Pictures are to be left out. Copy exactly the lines from the one containing "Generate a Python" to the one containing "japan = [5.8, 5.35, 5.25, 5.55, 5.3]", both ends kept.

(Rows from a dataset of charts and code)
# # # # #

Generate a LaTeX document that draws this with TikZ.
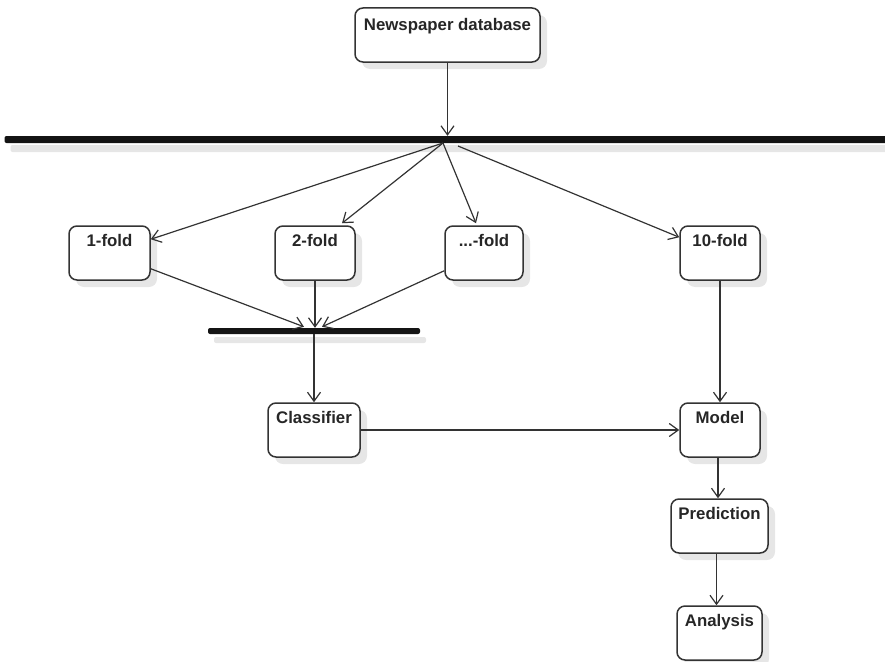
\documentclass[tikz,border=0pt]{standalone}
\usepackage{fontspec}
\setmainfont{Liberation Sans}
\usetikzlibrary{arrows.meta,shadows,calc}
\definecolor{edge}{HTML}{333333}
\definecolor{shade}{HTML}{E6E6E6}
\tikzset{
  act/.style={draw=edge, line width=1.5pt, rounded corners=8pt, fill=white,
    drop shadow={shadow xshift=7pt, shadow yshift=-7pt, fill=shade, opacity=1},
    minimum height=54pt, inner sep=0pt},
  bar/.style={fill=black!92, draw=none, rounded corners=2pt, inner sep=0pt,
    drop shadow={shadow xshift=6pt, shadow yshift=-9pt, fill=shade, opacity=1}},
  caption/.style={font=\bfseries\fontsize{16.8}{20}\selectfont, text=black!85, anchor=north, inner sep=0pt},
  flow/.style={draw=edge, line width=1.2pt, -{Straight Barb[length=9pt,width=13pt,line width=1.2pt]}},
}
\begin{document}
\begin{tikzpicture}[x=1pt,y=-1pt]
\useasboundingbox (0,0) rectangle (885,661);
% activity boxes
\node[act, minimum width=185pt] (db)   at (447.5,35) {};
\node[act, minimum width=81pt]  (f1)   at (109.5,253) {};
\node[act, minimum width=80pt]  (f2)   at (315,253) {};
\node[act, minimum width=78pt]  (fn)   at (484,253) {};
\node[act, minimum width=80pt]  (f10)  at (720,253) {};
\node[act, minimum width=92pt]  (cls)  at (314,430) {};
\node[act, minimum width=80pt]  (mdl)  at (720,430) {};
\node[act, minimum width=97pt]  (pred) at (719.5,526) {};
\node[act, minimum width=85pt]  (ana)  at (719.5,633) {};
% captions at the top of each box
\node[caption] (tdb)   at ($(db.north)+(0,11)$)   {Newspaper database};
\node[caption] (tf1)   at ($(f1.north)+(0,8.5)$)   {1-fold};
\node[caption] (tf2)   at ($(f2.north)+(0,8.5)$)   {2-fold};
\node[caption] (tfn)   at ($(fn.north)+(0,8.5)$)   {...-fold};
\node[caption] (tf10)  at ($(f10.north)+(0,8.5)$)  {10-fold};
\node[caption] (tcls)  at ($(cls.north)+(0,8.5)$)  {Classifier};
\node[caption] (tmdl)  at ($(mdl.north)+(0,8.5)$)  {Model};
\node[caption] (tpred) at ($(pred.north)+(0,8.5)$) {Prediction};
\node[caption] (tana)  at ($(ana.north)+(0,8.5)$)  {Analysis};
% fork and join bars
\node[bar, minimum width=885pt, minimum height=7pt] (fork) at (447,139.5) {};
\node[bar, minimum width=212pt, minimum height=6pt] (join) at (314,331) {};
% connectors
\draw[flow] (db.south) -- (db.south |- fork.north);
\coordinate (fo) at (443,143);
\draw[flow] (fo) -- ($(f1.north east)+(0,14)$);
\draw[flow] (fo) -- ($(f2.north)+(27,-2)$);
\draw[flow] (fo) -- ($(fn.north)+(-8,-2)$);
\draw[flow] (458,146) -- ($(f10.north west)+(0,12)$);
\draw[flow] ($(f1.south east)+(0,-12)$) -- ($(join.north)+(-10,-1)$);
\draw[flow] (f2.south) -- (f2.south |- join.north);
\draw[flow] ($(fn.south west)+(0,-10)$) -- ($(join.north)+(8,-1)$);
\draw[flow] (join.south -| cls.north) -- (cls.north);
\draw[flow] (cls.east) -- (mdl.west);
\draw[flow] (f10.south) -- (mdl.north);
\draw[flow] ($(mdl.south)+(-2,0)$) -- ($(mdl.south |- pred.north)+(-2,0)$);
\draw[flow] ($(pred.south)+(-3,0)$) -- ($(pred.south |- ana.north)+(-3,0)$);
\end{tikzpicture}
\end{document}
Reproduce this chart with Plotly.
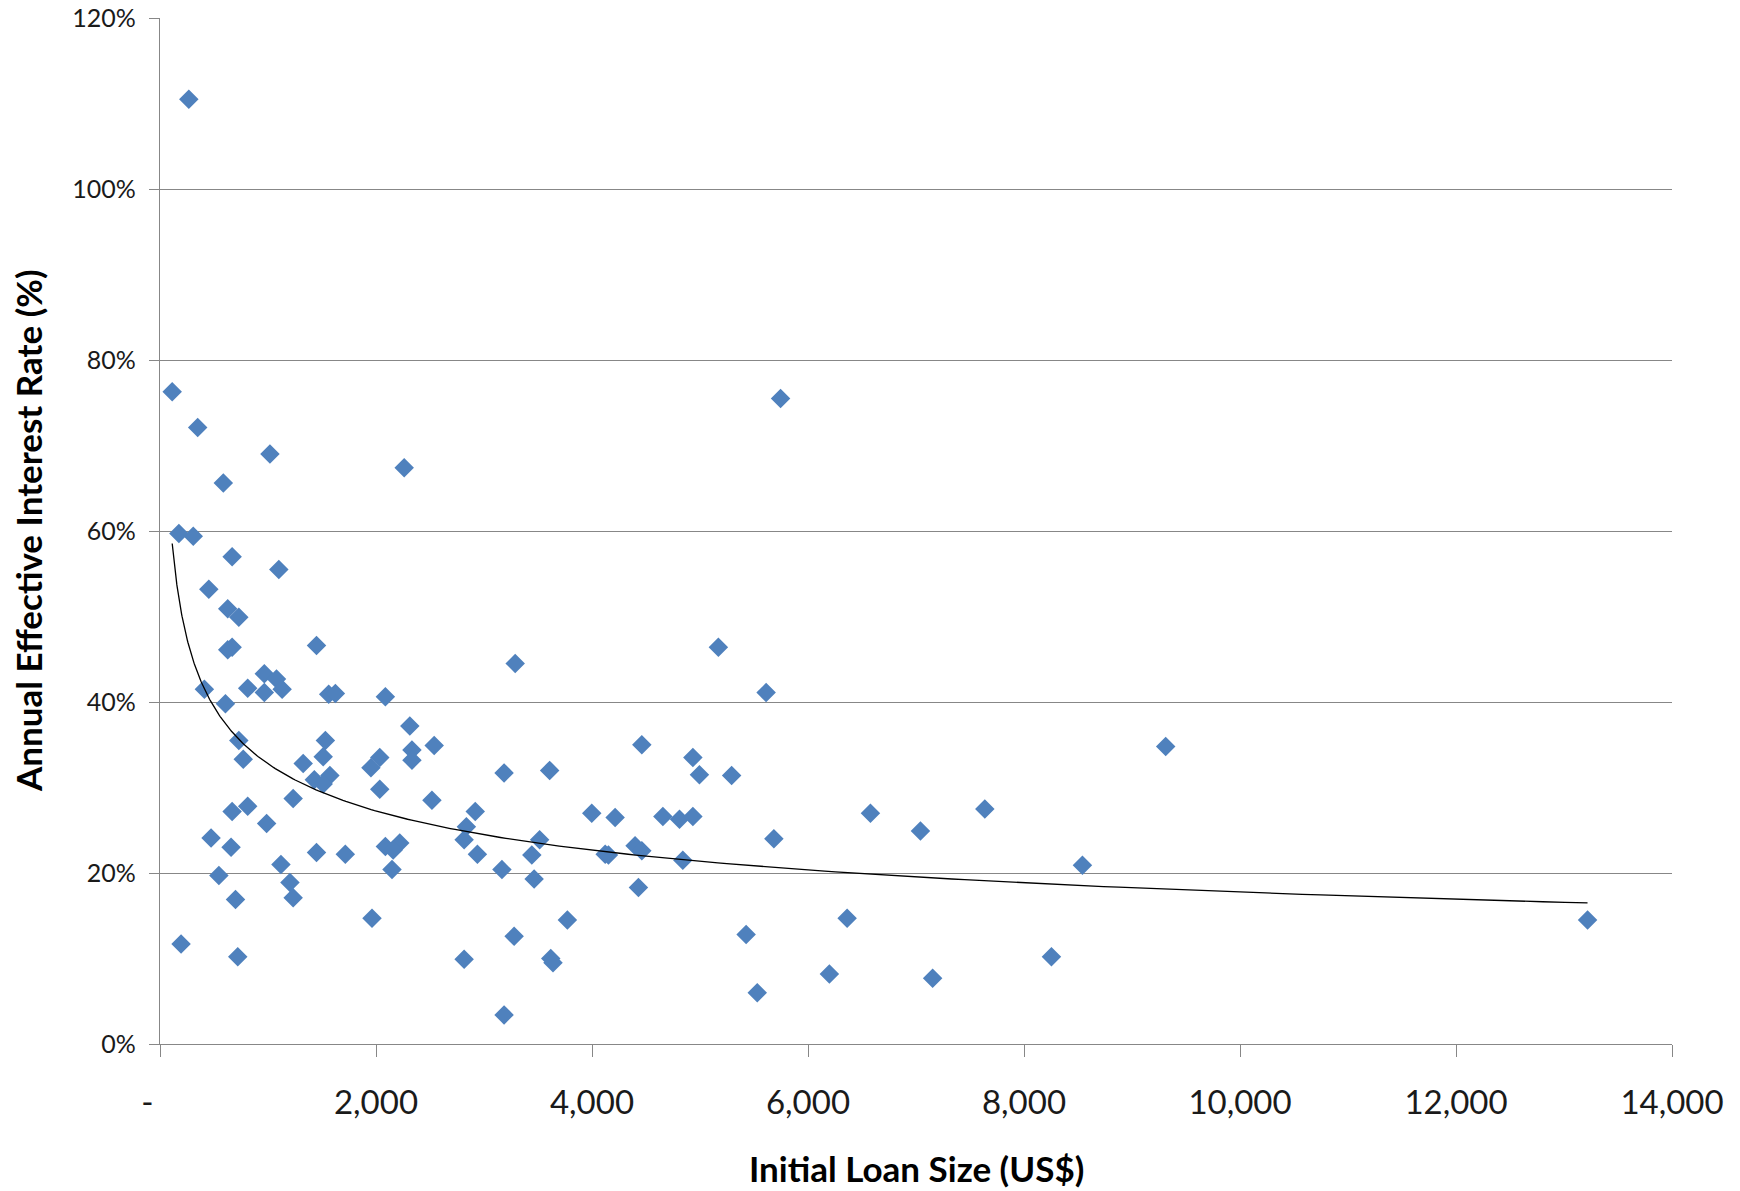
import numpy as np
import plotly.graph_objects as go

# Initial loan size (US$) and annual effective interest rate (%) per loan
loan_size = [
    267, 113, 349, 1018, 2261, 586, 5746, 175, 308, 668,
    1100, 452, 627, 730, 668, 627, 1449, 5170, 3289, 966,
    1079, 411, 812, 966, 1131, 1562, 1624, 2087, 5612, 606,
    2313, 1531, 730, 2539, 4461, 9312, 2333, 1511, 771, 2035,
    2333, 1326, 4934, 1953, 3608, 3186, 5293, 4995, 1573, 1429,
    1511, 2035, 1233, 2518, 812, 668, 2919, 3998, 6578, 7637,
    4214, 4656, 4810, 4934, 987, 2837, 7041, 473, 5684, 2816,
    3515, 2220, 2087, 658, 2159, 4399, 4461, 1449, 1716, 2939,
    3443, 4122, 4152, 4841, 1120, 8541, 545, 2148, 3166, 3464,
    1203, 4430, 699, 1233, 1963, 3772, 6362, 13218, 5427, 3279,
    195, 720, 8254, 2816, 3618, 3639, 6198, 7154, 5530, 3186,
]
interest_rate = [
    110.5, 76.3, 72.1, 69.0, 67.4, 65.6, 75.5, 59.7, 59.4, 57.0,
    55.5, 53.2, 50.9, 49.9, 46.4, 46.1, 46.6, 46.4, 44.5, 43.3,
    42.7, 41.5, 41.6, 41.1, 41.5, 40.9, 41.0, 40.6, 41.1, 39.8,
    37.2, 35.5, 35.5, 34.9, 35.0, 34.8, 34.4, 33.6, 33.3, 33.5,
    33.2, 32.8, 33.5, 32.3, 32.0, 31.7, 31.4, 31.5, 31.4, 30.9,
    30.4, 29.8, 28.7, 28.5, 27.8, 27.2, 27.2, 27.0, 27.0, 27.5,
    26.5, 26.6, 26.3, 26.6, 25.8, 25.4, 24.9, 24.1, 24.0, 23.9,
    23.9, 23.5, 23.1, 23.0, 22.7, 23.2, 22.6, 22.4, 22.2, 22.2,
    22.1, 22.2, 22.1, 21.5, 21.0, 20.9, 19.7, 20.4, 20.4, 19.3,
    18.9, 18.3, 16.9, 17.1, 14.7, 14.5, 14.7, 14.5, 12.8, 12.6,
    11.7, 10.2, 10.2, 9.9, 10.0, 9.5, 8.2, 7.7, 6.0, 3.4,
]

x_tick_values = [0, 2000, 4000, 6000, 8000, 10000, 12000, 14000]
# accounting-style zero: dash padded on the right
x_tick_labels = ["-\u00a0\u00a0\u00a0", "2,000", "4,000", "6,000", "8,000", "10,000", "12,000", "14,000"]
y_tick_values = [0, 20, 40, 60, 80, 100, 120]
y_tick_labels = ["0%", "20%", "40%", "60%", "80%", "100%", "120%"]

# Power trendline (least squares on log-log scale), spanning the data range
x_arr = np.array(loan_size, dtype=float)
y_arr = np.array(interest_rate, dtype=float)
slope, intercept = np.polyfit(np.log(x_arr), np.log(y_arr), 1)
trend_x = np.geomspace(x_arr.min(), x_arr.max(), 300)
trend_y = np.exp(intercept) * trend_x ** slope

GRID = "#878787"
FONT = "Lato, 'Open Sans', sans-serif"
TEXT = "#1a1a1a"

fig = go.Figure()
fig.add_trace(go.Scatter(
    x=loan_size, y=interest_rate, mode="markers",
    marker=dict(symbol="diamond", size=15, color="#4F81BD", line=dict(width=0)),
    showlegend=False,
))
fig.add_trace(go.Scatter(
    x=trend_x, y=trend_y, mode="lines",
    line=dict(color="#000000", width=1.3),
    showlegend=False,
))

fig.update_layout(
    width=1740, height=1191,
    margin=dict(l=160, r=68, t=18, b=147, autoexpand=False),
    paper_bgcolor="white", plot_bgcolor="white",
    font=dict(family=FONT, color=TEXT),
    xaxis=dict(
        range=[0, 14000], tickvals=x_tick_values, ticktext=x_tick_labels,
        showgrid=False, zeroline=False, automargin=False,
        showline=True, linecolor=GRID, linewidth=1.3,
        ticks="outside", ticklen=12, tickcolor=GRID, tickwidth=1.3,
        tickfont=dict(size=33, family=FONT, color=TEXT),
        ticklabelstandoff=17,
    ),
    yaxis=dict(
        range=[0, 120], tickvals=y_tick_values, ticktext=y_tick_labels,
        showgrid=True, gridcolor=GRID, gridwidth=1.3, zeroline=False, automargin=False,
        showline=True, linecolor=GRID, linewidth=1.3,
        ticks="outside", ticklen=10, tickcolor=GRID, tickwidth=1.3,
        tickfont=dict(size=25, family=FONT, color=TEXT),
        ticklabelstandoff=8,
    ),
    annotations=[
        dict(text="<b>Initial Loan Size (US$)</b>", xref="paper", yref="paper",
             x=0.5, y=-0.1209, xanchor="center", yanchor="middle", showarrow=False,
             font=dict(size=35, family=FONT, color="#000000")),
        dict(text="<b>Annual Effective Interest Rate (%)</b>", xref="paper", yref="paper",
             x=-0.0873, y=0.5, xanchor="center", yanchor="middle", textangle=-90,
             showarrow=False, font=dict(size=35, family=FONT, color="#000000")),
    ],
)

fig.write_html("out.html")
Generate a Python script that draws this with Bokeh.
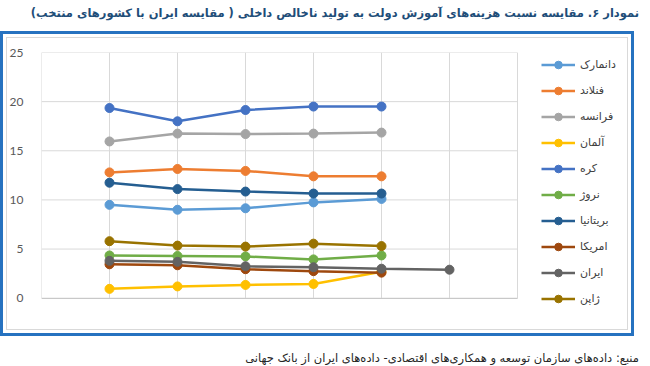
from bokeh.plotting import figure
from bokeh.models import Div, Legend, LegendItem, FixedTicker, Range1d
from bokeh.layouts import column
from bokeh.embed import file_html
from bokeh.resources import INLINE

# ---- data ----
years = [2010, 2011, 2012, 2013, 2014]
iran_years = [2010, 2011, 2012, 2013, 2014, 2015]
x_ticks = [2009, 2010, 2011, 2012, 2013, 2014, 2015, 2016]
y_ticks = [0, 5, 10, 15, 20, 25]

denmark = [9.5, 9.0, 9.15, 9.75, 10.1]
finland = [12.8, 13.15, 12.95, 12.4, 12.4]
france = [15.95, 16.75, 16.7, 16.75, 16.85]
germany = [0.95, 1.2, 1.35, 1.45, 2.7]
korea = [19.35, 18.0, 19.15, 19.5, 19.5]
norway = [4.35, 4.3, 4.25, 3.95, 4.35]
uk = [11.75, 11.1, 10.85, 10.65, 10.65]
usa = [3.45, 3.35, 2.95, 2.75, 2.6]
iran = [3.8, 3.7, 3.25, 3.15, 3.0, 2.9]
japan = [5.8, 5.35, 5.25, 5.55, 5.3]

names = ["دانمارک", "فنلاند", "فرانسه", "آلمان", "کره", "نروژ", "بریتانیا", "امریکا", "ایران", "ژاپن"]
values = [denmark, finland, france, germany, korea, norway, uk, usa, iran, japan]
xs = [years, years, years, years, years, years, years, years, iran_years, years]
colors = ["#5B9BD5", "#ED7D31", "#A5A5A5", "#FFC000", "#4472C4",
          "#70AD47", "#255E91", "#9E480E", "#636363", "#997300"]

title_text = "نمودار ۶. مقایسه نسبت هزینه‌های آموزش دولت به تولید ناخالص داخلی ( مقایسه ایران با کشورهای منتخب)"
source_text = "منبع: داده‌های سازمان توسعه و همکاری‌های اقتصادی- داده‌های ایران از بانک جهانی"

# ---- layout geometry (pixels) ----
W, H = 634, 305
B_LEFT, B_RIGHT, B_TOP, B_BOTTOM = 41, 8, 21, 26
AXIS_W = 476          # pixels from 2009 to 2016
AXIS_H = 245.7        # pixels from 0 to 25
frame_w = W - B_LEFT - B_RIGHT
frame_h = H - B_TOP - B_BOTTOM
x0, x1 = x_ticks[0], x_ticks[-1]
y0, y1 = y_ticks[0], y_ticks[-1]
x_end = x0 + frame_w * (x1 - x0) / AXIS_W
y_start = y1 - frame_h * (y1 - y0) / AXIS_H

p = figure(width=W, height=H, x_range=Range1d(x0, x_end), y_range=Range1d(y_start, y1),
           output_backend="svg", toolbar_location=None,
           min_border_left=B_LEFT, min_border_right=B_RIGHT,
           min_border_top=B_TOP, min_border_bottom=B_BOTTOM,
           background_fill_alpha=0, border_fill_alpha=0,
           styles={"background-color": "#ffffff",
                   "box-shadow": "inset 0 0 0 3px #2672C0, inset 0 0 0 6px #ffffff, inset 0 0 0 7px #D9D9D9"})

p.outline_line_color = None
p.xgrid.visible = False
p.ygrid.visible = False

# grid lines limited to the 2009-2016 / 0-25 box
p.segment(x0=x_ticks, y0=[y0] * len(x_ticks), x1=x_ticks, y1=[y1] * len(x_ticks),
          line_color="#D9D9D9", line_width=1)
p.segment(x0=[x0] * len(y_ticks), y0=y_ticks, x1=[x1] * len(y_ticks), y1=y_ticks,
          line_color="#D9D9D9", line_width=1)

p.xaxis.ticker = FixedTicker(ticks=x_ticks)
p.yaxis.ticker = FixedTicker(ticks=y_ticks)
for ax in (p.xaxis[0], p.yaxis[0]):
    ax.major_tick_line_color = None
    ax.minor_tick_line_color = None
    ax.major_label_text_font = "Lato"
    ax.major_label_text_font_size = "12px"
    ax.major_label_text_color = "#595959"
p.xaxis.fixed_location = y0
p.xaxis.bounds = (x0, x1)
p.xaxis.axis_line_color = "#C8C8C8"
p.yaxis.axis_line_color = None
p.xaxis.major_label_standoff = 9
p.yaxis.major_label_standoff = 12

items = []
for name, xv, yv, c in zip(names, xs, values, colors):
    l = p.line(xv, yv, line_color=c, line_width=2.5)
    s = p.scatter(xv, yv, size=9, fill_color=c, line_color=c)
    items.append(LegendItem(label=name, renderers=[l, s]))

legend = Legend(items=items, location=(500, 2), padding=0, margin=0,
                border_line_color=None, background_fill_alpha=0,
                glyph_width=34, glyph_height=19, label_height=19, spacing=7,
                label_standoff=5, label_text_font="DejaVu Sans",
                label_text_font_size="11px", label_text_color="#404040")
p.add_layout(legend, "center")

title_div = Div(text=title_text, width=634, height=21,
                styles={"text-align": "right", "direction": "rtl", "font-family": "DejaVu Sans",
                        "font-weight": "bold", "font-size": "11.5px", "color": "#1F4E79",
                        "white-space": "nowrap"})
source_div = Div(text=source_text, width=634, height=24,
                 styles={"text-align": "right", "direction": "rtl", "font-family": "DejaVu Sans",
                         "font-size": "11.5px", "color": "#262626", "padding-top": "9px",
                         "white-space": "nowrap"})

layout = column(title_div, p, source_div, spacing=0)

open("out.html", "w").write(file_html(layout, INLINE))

# # # # #

--- RESPONSE TO THE EXERCISE ---
Generate a Python script that draws this with Bokeh.
from bokeh.plotting import figure
from bokeh.models import Div, Legend, LegendItem, FixedTicker, Range1d
from bokeh.layouts import column
from bokeh.embed import file_html
from bokeh.resources import INLINE

# ---- data ----
years = [2010, 2011, 2012, 2013, 2014]
iran_years = [2010, 2011, 2012, 2013, 2014, 2015]
x_ticks = [2009, 2010, 2011, 2012, 2013, 2014, 2015, 2016]
y_ticks = [0, 5, 10, 15, 20, 25]

denmark = [9.5, 9.0, 9.15, 9.75, 10.1]
finland = [12.8, 13.15, 12.95, 12.4, 12.4]
france = [15.95, 16.75, 16.7, 16.75, 16.85]
germany = [0.95, 1.2, 1.35, 1.45, 2.7]
korea = [19.35, 18.0, 19.15, 19.5, 19.5]
norway = [4.35, 4.3, 4.25, 3.95, 4.35]
uk = [11.75, 11.1, 10.85, 10.65, 10.65]
usa = [3.45, 3.35, 2.95, 2.75, 2.6]
iran = [3.8, 3.7, 3.25, 3.15, 3.0, 2.9]
japan = [5.8, 5.35, 5.25, 5.55, 5.3]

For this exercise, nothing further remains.